Unlike MTA and MMM, which are both modeled on correlation, incrementality actually determines what results were caused by the media being measured. It’s the only way to know for certain whether your advertising caused incremental sales.
In the current marketing environment, as increasing data privacy restrictions and regulations limit access to user level data and tracking, MTA solutions are operating at a serious deficit. Connecting all the user touch points on the path to purchase is an impossible task and marketers should be wary about trusting data from any MTA vendor claiming they can do so.
For established brands with years of data, MMM can deliver meaningful analysis at a high level. It’s especially good for understanding how marketing and nonmarketing variables impact overall sales as well as forecasting and budgeting for different potential long term scenarios. But, when marketers need more granularity and ongoing insights at a tactical level, MMM is unable to deliver. It can’t offer insights into campaign-level performance and decision-making.
Only incrementality can provide accurate insights for ongoing tactical decisions about spend allocation and optimization. Used together, incrementality can actually complement MMM’s long-term strategic and planning strengths. Incrementality testing and data can help diminish the correlation/causality issues related to MMM by validating results and training the MMM model.

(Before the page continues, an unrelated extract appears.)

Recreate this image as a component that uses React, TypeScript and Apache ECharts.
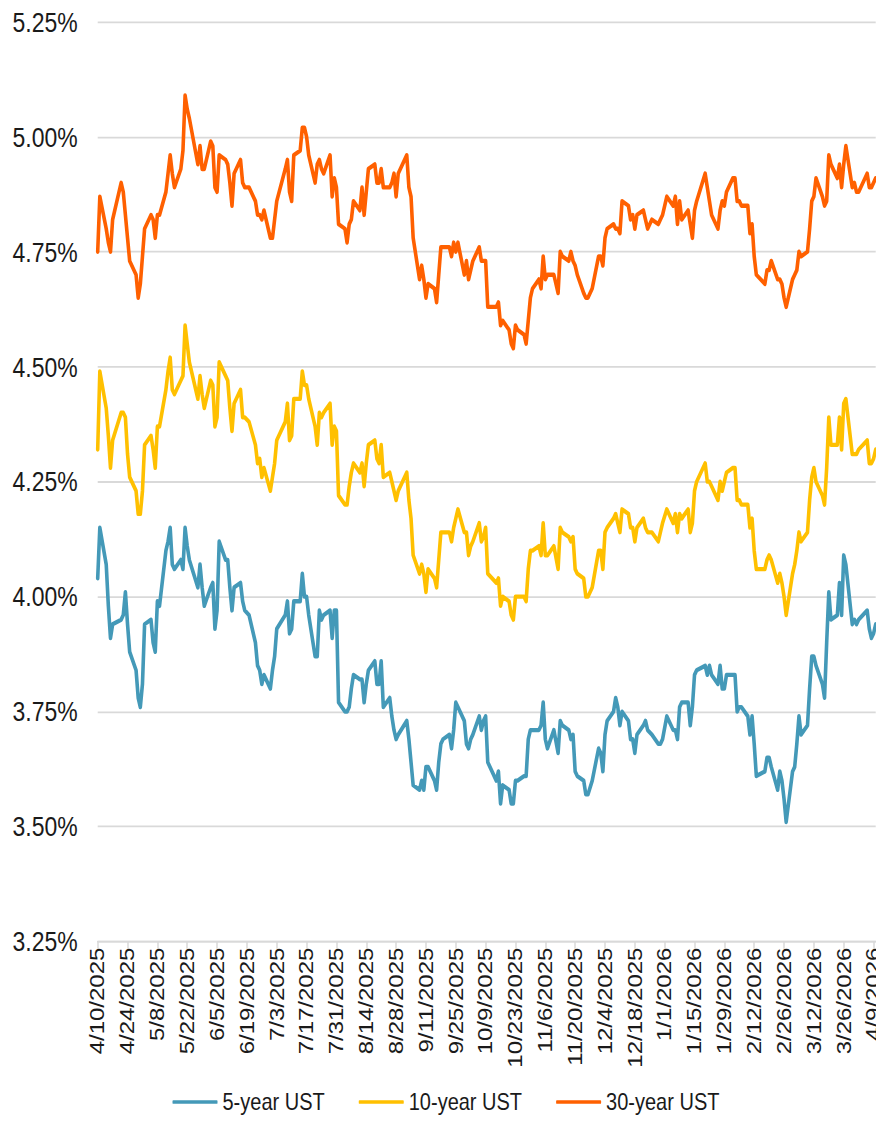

The rapidly evolving world of marketing attribution can be confusing for marketers at any level of experience, but it helps to have a clear understanding of what each approach can and cannot provide.
If you are still using MTA insights to optimize your spend, there is a very good chance you are missing opportunities to cut waste and drive more sales. With enough data and experienced data scientists, MMM can be a useful strategic planning tool, but the most effective way to maximize sales caused by advertising is to start optimizing your media for incrementality.